- Title
- Comb with the Hindu God Vishnu
- Date Made
- circa 1725
- Medium
- Ivory
- Dimensions
- 3 5/8 x 3 x 3/4 in. (9.21 x 7.62 x 1.91 cm)
- Accession Number
- M.80.232.1
- Collecting Area
- South and Southeast Asian Art
- Curatorial Notes
This small comb with fine teeth is embellished with a handle depicting the Hindu god Vishnu seated in the meditation posture (padma asana) on a lotus base in front of an aureole (prabhavali). He wears his tall mitre crown (kirita mukuta), the Brahmanical sacred thread (yajnopavita) over his left shoulder, and a long forest garland (vana mala). Vishnu has four arms bearing in his hands his standard attributes of a conch (lower right), discus (upper right), mace (upper left), and a lotus bud (lower left). The back of the comb has an oval recess with two lug holes used originally for attaching an inset glass or metal mirror.
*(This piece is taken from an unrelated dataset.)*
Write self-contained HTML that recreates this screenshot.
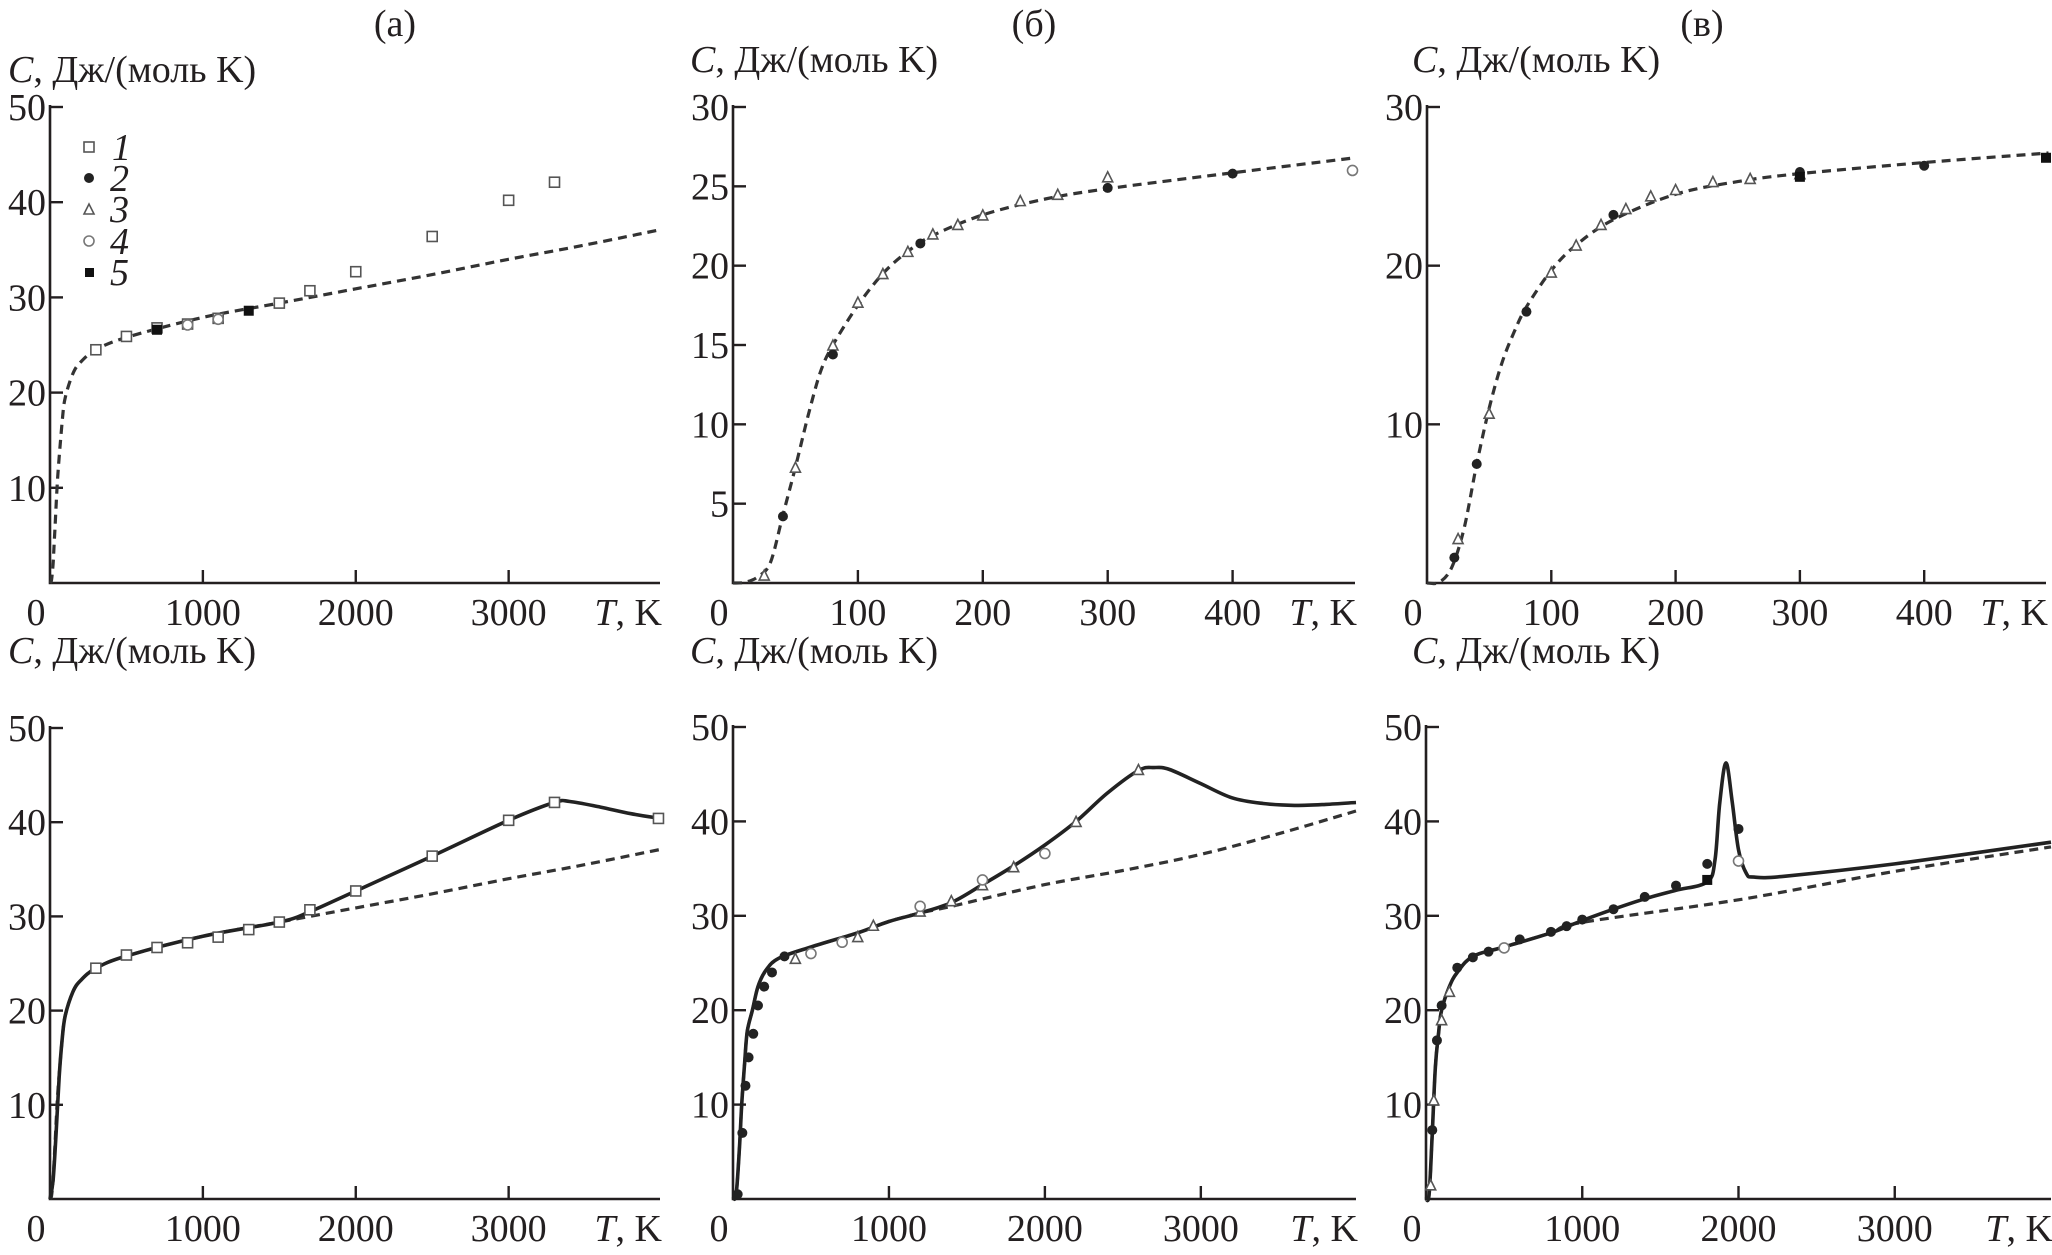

See also M.83.218.1 (the comb’s teeth have been removed, probably due to breakage). Comparable Nepalese ivory combs are in The Walters Art Museum, Baltimore (71.1226) and The Daalder Collection, Adelaide. A metal mirror with an ivory handle with similar imagery and carving style is in National Museum, Kathmandu. It is dated 1773 and was commissioned by the barber Sikurabhana in honor of Ratneshvara (Lord of Jewels), an epithet of Shiva.
- Selected Bibliography
- Pal, Pratapaditya. Elephants and Ivories in South Asia. Los Angeles: Los Angeles County Museum of Art, 1981.
- Pal, Pratapaditya. Art of Nepal. Los Angeles: Los Angeles County Museum of Art; University of California Press, 1985.